To consolidate those gains, Erdogan talks constantly about his dreams of a “Great Turkey.” By 2023, the 100th anniversary of modern Turkey’s founding, he vows to make it one of the world’s top 10 economies — now it ranks the 17th largest, according to the Foreign Ministry. In his mind’s eye, Turkey will have a brand-new Panama Canal-style waterway, a Turkish car brand, a vastly expanded network of highways and rails, millions of new houses — and its coming-out party will be the 2020 Summer Olympics in Istanbul.

This month, the government granted a $29 billion contract to a consortium of Turkish companies to build and operate a third airport in Istanbul designed to handle 150 million passengers when it opens in about four years. The world’s current busiest airport, in Atlanta, handles about 95 million.

Perhaps most central to Erdogan’s dreams: In 2023, he hopes to celebrate his 20th year in power, thanks to changes to the constitution that he has proposed.

‘Too much time in power’

Erdogan’s dominant persona and grand plans are unnerving to his detractors, who see him as increasingly autocratic, making Turkey richer but trampling on personal freedoms and gutting the separation of mosque and state.

“He wants to mark the 100th anniversary of the republic by challenging all the foundations of the republic,” said Osman Faruk Logoglu, a former Turkish ambassador to the United States and now a member of parliament from the opposition Republican People’s Party.

Under Erdogan, more and more Turkish women wear Islamic headscarves, there is more religious programming on television and more religious education offered in schools. State-run Turkish Airlines recently banned bright-red lipstick and dyed-blonde hair for its female flight attendants, and it has banned alcohol on most domestic flights.

Erdogan’s supporters say he is creating freedom, not suppressing it, by allowing religious people to publicly express their views in a society that long shunned them.

Many Erdogan critics are reluctant to say anything negative about him publicly for fear of retribution — lost jobs or contracts, jail time, or even being sued by the prime minister. The State Department’s 2012 human rights report on Turkey notes that Erdogan won an $8,300 award from a Turkish court last year after he sued a newspaper journalist for libel for calling him “arrogant, uninformed and uninterested.”

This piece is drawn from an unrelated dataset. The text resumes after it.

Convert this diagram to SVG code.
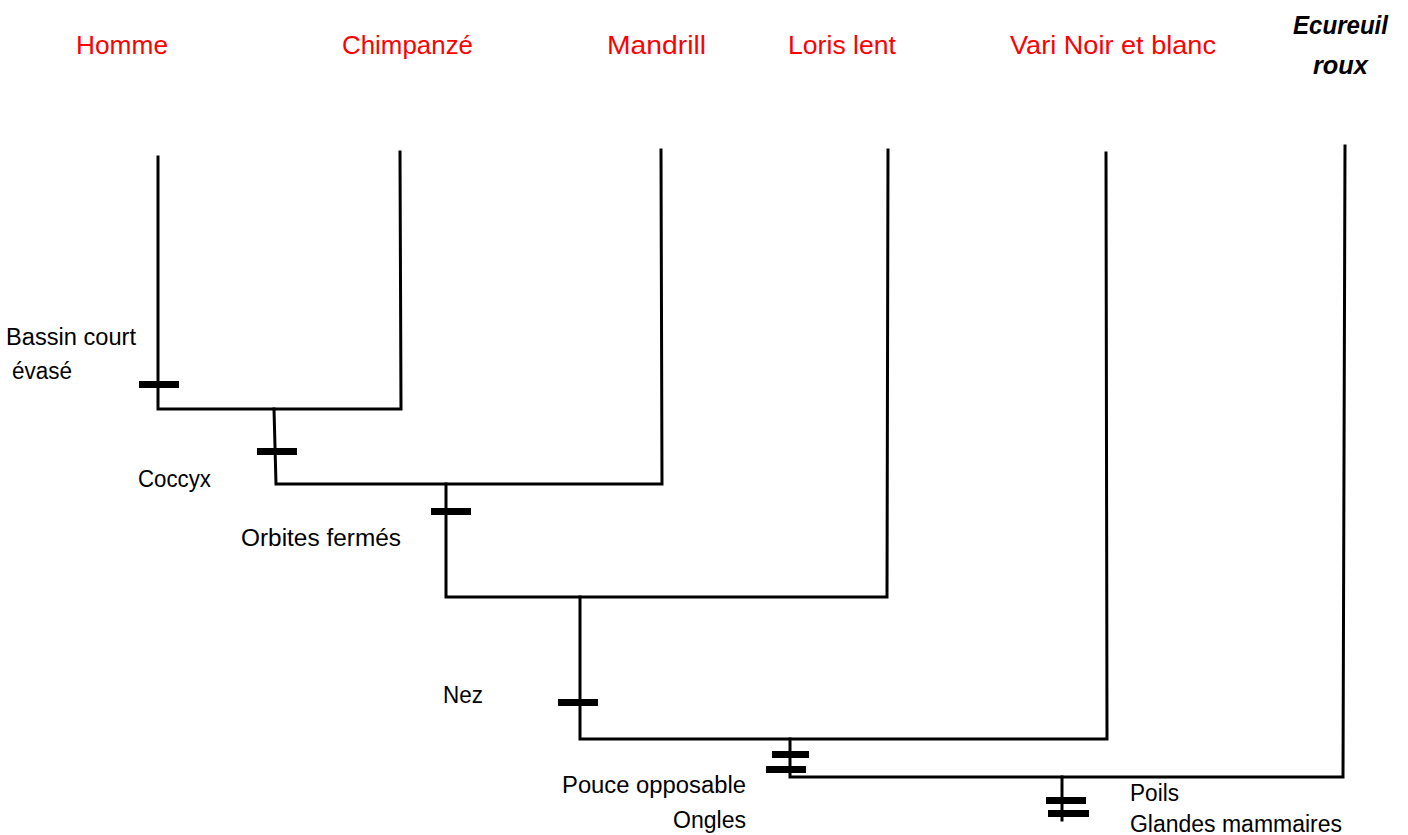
<svg xmlns="http://www.w3.org/2000/svg" width="1408" height="835" viewBox="0 0 1408 835">
<style>
.ln{stroke:#000;stroke-width:3;fill:none;stroke-linecap:square}
.tk{fill:#000}
.sp{font-family:"Liberation Sans",Arial,sans-serif;font-size:26px;fill:#ff0000}
.lb{font-family:"Liberation Sans",Arial,sans-serif;font-size:23px;fill:#000}
.eq{font-family:"Liberation Sans",Arial,sans-serif;font-size:25px;font-weight:bold;font-style:italic;fill:#000}
</style>
<rect width="1408" height="835" fill="#fff"/>
<g id="connectors">
<path class="ln" d="M158,157 L158,409 L401,409 L400,152"/>
<path class="ln" d="M274,409 L276,484 L662,484 L661,150"/>
<path class="ln" d="M446,484 L446,597 L887,597 L888,150"/>
<path class="ln" d="M580,597 L580,739 L1107,739 L1106,153"/>
<path class="ln" d="M790,739 L790,777 L1343,777 L1345,146"/>
<path class="ln" d="M1062,777 L1062,820"/>
</g>
<g id="ticks">
<rect class="tk" x="139" y="381" width="40" height="7"/>
<rect class="tk" x="257" y="448" width="40" height="7"/>
<rect class="tk" x="431" y="508" width="40" height="7"/>
<rect class="tk" x="558" y="699" width="40" height="7"/>
<rect class="tk" x="772" y="751" width="37" height="7"/>
<rect class="tk" x="766" y="766" width="40" height="7"/>
<rect class="tk" x="1046" y="797" width="40" height="7"/>
<rect class="tk" x="1048" y="810" width="41" height="7"/>
</g>
<g id="homme"><text class="sp" x="76" y="54" textLength="92" lengthAdjust="spacingAndGlyphs">Homme</text></g>
<g id="chimpanze"><text class="sp" x="342" y="54" textLength="131" lengthAdjust="spacingAndGlyphs">Chimpanzé</text></g>
<g id="mandrill"><text class="sp" x="607" y="54" textLength="99" lengthAdjust="spacingAndGlyphs">Mandrill</text></g>
<g id="loris"><text class="sp" x="788" y="54" textLength="108" lengthAdjust="spacingAndGlyphs">Loris lent</text></g>
<g id="vari"><text class="sp" x="1010" y="54" textLength="206" lengthAdjust="spacingAndGlyphs">Vari Noir et blanc</text></g>
<g id="ecureuil">
<text class="eq" x="1293" y="34" textLength="95" lengthAdjust="spacingAndGlyphs">Ecureuil</text>
<text class="eq" x="1313" y="74" textLength="55" lengthAdjust="spacingAndGlyphs">roux</text>
</g>
<g id="bassin">
<text class="lb" x="6" y="345" textLength="130" lengthAdjust="spacingAndGlyphs">Bassin court</text>
<text class="lb" x="12" y="379" textLength="60" lengthAdjust="spacingAndGlyphs">évasé</text>
</g>
<g id="coccyx"><text class="lb" x="138" y="487" textLength="73" lengthAdjust="spacingAndGlyphs">Coccyx</text></g>
<g id="orbites"><text class="lb" x="241" y="546" textLength="160" lengthAdjust="spacingAndGlyphs">Orbites fermés</text></g>
<g id="nez"><text class="lb" x="443" y="703" textLength="40" lengthAdjust="spacingAndGlyphs">Nez</text></g>
<g id="pouce">
<text class="lb" x="562" y="793" textLength="184" lengthAdjust="spacingAndGlyphs">Pouce opposable</text>
<text class="lb" x="673" y="828" textLength="73" lengthAdjust="spacingAndGlyphs">Ongles</text>
</g>
<g id="poils">
<text class="lb" x="1130" y="801" textLength="49" lengthAdjust="spacingAndGlyphs">Poils</text>
<text class="lb" x="1130" y="832" textLength="212" lengthAdjust="spacingAndGlyphs">Glandes mammaires</text>
</g>
</svg>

Erdogan’s government has jailed military officers, students, lawyers and scores of journalists, more than any other nation in the world, which has brought him sharp rebukes from former secretary of state Hillary Rodham Clinton and human rights and journalism groups.

Erdogan’s government accuses journalists and others of supporting terrorism. But press advocates argue that most were arrested simply for interviewing members of the Kurdish PKK militia.

“The shadow of the prime minister has been too dark on media ownership in Turkey; all of them do business with the government, with tax credits or contracts,” said Hasan Cemal, a prominent journalist who was forced to resign in March after he wrote a column that angered Erdogan. “That’s the authoritarian aspect of the prime minister. He likes to use his power very much. So they are all afraid of him.”

Erdogan has also proposed changing the constitution to replace Turkey’s parliamentary system with one that would be headed by a president with expanded powers. Erdogan has said he would like to run in presidential elections next year; under the proposal, presidents could run for two five-year terms, potentially leaving him in power until 2024.

Opinion polls show that Turks have a strong desire for a new constitution to replace the 1982 document that was written after a military coup. But polls also show little support for Erdogan’s ideas of a dominant presidency.

“Twenty years is too much time in power,” said Selahattin Demirtas, chairman of the Peace and Democracy Party, the political affiliate of the Kurdish PKK. “We are not afraid of a Great Democratic Turkey. We do not want a Great Authoritarian Turkey.”